**TASK PROMPT**
Set the data down again, exactly as it reads, but without the pictures.

**MATERIAL PROVIDED**
"""
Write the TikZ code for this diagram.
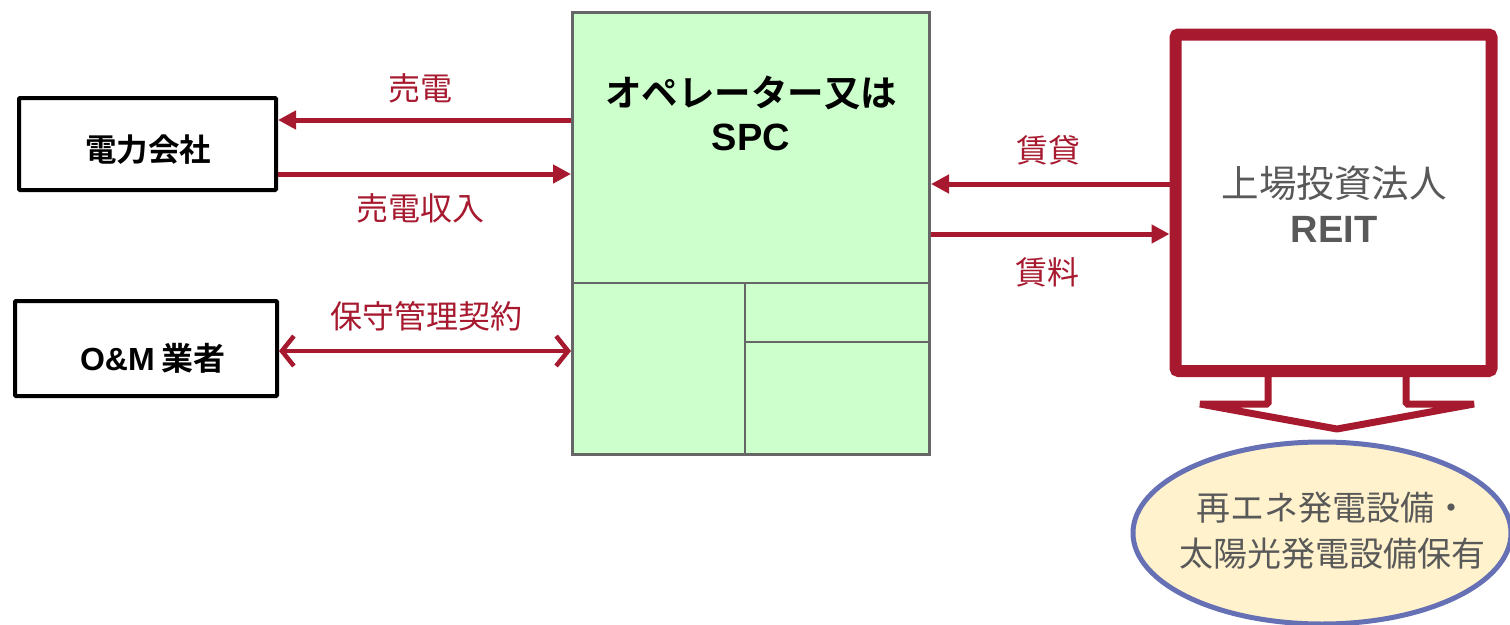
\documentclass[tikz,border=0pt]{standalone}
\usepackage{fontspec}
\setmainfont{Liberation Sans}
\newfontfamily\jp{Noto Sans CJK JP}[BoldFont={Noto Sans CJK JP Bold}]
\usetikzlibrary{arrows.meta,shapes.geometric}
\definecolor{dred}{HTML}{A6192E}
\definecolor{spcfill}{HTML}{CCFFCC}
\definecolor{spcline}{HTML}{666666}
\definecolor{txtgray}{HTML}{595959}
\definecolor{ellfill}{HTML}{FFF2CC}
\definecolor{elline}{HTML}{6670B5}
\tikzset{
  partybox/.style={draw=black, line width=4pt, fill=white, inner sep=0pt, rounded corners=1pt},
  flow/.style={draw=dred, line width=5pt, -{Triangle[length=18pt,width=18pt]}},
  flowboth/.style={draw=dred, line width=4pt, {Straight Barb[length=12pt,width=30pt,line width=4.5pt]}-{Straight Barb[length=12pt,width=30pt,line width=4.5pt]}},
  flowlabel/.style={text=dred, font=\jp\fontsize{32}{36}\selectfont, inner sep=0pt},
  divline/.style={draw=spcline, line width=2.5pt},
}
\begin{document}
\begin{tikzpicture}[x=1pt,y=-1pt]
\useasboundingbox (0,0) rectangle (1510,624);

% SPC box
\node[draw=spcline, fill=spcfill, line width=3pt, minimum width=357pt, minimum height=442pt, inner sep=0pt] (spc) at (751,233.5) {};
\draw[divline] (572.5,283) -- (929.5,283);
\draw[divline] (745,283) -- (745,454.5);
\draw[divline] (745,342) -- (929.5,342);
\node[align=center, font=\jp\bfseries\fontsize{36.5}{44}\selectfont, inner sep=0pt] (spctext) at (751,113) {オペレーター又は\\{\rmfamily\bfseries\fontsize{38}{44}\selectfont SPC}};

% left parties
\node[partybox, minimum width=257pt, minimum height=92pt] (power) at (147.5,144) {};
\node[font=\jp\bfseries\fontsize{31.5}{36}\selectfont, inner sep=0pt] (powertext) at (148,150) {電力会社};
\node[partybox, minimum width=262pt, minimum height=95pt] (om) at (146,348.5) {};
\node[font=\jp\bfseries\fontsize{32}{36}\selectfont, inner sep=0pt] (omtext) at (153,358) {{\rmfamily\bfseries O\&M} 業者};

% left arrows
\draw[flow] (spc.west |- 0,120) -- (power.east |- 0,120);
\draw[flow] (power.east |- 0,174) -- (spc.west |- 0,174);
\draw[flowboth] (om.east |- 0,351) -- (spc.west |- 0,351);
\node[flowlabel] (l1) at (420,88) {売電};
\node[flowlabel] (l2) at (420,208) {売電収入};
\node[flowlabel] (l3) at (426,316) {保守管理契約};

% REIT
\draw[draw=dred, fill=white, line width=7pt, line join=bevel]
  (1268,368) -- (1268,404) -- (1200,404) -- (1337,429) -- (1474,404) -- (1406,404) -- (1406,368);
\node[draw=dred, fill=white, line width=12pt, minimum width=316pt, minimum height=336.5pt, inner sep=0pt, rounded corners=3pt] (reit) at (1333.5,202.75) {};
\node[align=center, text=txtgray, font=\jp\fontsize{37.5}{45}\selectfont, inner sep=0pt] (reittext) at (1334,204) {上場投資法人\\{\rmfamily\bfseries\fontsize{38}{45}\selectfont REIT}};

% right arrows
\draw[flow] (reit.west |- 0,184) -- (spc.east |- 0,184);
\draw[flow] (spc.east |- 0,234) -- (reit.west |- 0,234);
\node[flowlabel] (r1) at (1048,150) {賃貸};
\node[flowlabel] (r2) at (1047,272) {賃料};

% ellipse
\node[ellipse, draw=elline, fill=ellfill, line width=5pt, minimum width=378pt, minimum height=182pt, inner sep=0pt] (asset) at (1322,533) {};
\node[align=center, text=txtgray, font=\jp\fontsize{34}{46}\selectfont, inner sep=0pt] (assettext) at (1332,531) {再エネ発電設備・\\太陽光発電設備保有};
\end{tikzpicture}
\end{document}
"""
**SOLVED PROBLEM**
Write the TikZ code for this diagram.
\documentclass[tikz,border=0pt]{standalone}
\usepackage{fontspec}
\setmainfont{Liberation Sans}
\newfontfamily\jp{Noto Sans CJK JP}[BoldFont={Noto Sans CJK JP Bold}]
\usetikzlibrary{arrows.meta,shapes.geometric}
\definecolor{dred}{HTML}{A6192E}
\definecolor{spcfill}{HTML}{CCFFCC}
\definecolor{spcline}{HTML}{666666}
\definecolor{txtgray}{HTML}{595959}
\definecolor{ellfill}{HTML}{FFF2CC}
\definecolor{elline}{HTML}{6670B5}
\tikzset{
  partybox/.style={draw=black, line width=4pt, fill=white, inner sep=0pt, rounded corners=1pt},
  flow/.style={draw=dred, line width=5pt, -{Triangle[length=18pt,width=18pt]}},
  flowboth/.style={draw=dred, line width=4pt, {Straight Barb[length=12pt,width=30pt,line width=4.5pt]}-{Straight Barb[length=12pt,width=30pt,line width=4.5pt]}},
  flowlabel/.style={text=dred, font=\jp\fontsize{32}{36}\selectfont, inner sep=0pt},
  divline/.style={draw=spcline, line width=2.5pt},
}
\begin{document}
\begin{tikzpicture}[x=1pt,y=-1pt]
\useasboundingbox (0,0) rectangle (1510,624);

% SPC box
\node[draw=spcline, fill=spcfill, line width=3pt, minimum width=357pt, minimum height=442pt, inner sep=0pt] (spc) at (751,233.5) {};
\draw[divline] (572.5,283) -- (929.5,283);
\draw[divline] (745,283) -- (745,454.5);
\draw[divline] (745,342) -- (929.5,342);
\node[align=center, font=\jp\bfseries\fontsize{36.5}{44}\selectfont, inner sep=0pt] (spctext) at (751,113) {オペレーター又は\\{\rmfamily\bfseries\fontsize{38}{44}\selectfont SPC}};

% left parties
\node[partybox, minimum width=257pt, minimum height=92pt] (power) at (147.5,144) {};
\node[font=\jp\bfseries\fontsize{31.5}{36}\selectfont, inner sep=0pt] (powertext) at (148,150) {電力会社};
\node[partybox, minimum width=262pt, minimum height=95pt] (om) at (146,348.5) {};
\node[font=\jp\bfseries\fontsize{32}{36}\selectfont, inner sep=0pt] (omtext) at (153,358) {{\rmfamily\bfseries O\&M} 業者};

% left arrows
\draw[flow] (spc.west |- 0,120) -- (power.east |- 0,120);
\draw[flow] (power.east |- 0,174) -- (spc.west |- 0,174);
\draw[flowboth] (om.east |- 0,351) -- (spc.west |- 0,351);
\node[flowlabel] (l1) at (420,88) {売電};
\node[flowlabel] (l2) at (420,208) {売電収入};
\node[flowlabel] (l3) at (426,316) {保守管理契約};

% REIT
\draw[draw=dred, fill=white, line width=7pt, line join=bevel]
  (1268,368) -- (1268,404) -- (1200,404) -- (1337,429) -- (1474,404) -- (1406,404) -- (1406,368);
\node[draw=dred, fill=white, line width=12pt, minimum width=316pt, minimum height=336.5pt, inner sep=0pt, rounded corners=3pt] (reit) at (1333.5,202.75) {};
\node[align=center, text=txtgray, font=\jp\fontsize{37.5}{45}\selectfont, inner sep=0pt] (reittext) at (1334,204) {上場投資法人\\{\rmfamily\bfseries\fontsize{38}{45}\selectfont REIT}};

% right arrows
\draw[flow] (reit.west |- 0,184) -- (spc.east |- 0,184);
\draw[flow] (spc.east |- 0,234) -- (reit.west |- 0,234);
\node[flowlabel] (r1) at (1048,150) {賃貸};
\node[flowlabel] (r2) at (1047,272) {賃料};

% ellipse
\node[ellipse, draw=elline, fill=ellfill, line width=5pt, minimum width=378pt, minimum height=182pt, inner sep=0pt] (asset) at (1322,533) {};
\node[align=center, text=txtgray, font=\jp\fontsize{34}{46}\selectfont, inner sep=0pt] (assettext) at (1332,531) {再エネ発電設備・\\太陽光発電設備保有};
\end{tikzpicture}
\end{document}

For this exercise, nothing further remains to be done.